• **SHORT EXERCISE**
Quote, verbatim, all material below, without pictures.

• **COLLECTED MATERIAL**

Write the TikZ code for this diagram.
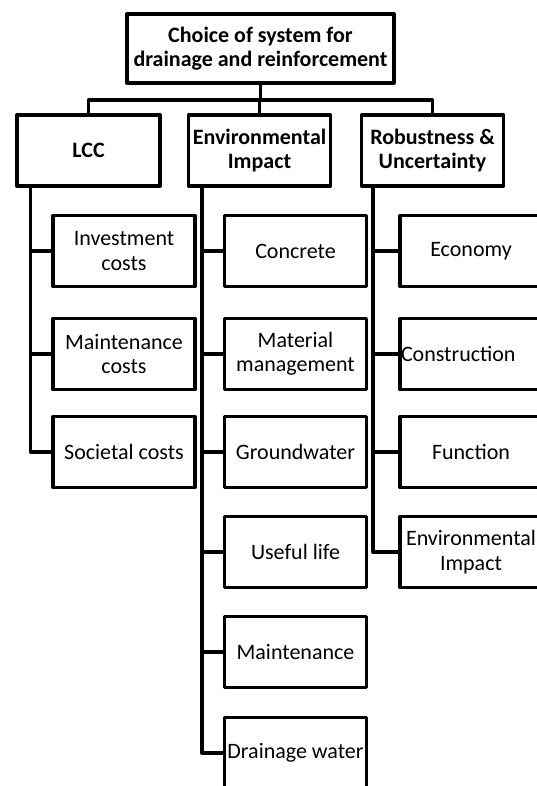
\documentclass[tikz,border=0pt]{standalone}
\usepackage{fontspec}
\setmainfont{Carlito}
\usepackage{tikz}

\tikzset{
  box/.style={draw, line width=3.3pt, line join=round, minimum width=142pt,
    minimum height=71pt, inner sep=0pt, align=center,
    font=\fontsize{22}{24.5}\selectfont},
  head/.style={box, font=\bfseries\fontsize{22}{24}\selectfont},
  link/.style={line width=3.3pt, line join=round}
}

\begin{document}
\begin{tikzpicture}[x=1pt,y=-1pt]
\useasboundingbox (0,0) rectangle (537,786);
\clip (0,0) rectangle (537,786);

% Top box
\node[head, minimum width=267pt, minimum height=69pt] (root) at (260.5,48.5)
  {Choice of system for\\drainage and reinforcement};

% Criteria
\node[head, minimum width=143pt] (lcc) at (88.5,150.5) {LCC};
\node[head] (env) at (259.5,150.5) {Environmental\\Impact};
\node[head] (rob) at (432.5,150.5) {Robustness \&\\Uncertainty};

% LCC column
\node[box] (inv) at (124,251) {Investment\\costs};
\node[box] (mco) at (124,354) {Maintenance\\costs};
\node[box] (soc) at (124,452) {Societal costs};

% Environmental column
\node[box] (con) at (295.5,251) {Concrete};
\node[box] (mat) at (295.5,354) {Material\\management};
\node[box] (gro) at (295.5,452) {Groundwater};
\node[box] (use) at (295.5,552) {Useful life};
\node[box] (mai) at (295.5,652) {Maintenance};
\node[box] (dra) at (295.5,753) {Drainage water};

% Robustness column
\node[box] (eco) at (471,251) {Economy};
\node[box, text width=140pt, inner xsep=1pt, align=left] (cst) at (471,354) {Construction};
\node[box] (fun) at (471,452) {Function};
\node[box] (eni) at (471,552) {Environmental\\Impact};

% Top links
\coordinate (bar) at (260.5,100);
\draw[link] (root.south) -- (bar);
\draw[link] (bar) -| (lcc.north);
\draw[link] (bar) -| (env.north);
\draw[link] (bar) -| (rob.north);

% Column links
\foreach \a in {inv,mco,soc}
  \draw[link] ([xshift=15pt]lcc.south west) |- (\a.west);
\foreach \a in {con,mat,gro,use,mai,dra}
  \draw[link] ([xshift=15pt]env.south west) |- (\a.west);
\foreach \a in {eco,cst,fun,eni}
  \draw[link] ([xshift=13pt]rob.south west) |- (\a.west);

\end{tikzpicture}
\end{document}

• **CORRECT RESULT**
Write the TikZ code for this diagram.
\documentclass[tikz,border=0pt]{standalone}
\usepackage{fontspec}
\setmainfont{Carlito}
\usepackage{tikz}

\tikzset{
  box/.style={draw, line width=3.3pt, line join=round, minimum width=142pt,
    minimum height=71pt, inner sep=0pt, align=center,
    font=\fontsize{22}{24.5}\selectfont},
  head/.style={box, font=\bfseries\fontsize{22}{24}\selectfont},
  link/.style={line width=3.3pt, line join=round}
}

\begin{document}
\begin{tikzpicture}[x=1pt,y=-1pt]
\useasboundingbox (0,0) rectangle (537,786);
\clip (0,0) rectangle (537,786);

% Top box
\node[head, minimum width=267pt, minimum height=69pt] (root) at (260.5,48.5)
  {Choice of system for\\drainage and reinforcement};

% Criteria
\node[head, minimum width=143pt] (lcc) at (88.5,150.5) {LCC};
\node[head] (env) at (259.5,150.5) {Environmental\\Impact};
\node[head] (rob) at (432.5,150.5) {Robustness \&\\Uncertainty};

% LCC column
\node[box] (inv) at (124,251) {Investment\\costs};
\node[box] (mco) at (124,354) {Maintenance\\costs};
\node[box] (soc) at (124,452) {Societal costs};

% Environmental column
\node[box] (con) at (295.5,251) {Concrete};
\node[box] (mat) at (295.5,354) {Material\\management};
\node[box] (gro) at (295.5,452) {Groundwater};
\node[box] (use) at (295.5,552) {Useful life};
\node[box] (mai) at (295.5,652) {Maintenance};
\node[box] (dra) at (295.5,753) {Drainage water};

% Robustness column
\node[box] (eco) at (471,251) {Economy};
\node[box, text width=140pt, inner xsep=1pt, align=left] (cst) at (471,354) {Construction};
\node[box] (fun) at (471,452) {Function};
\node[box] (eni) at (471,552) {Environmental\\Impact};

% Top links
\coordinate (bar) at (260.5,100);
\draw[link] (root.south) -- (bar);
\draw[link] (bar) -| (lcc.north);
\draw[link] (bar) -| (env.north);
\draw[link] (bar) -| (rob.north);

% Column links
\foreach \a in {inv,mco,soc}
  \draw[link] ([xshift=15pt]lcc.south west) |- (\a.west);
\foreach \a in {con,mat,gro,use,mai,dra}
  \draw[link] ([xshift=15pt]env.south west) |- (\a.west);
\foreach \a in {eco,cst,fun,eni}
  \draw[link] ([xshift=13pt]rob.south west) |- (\a.west);

\end{tikzpicture}
\end{document}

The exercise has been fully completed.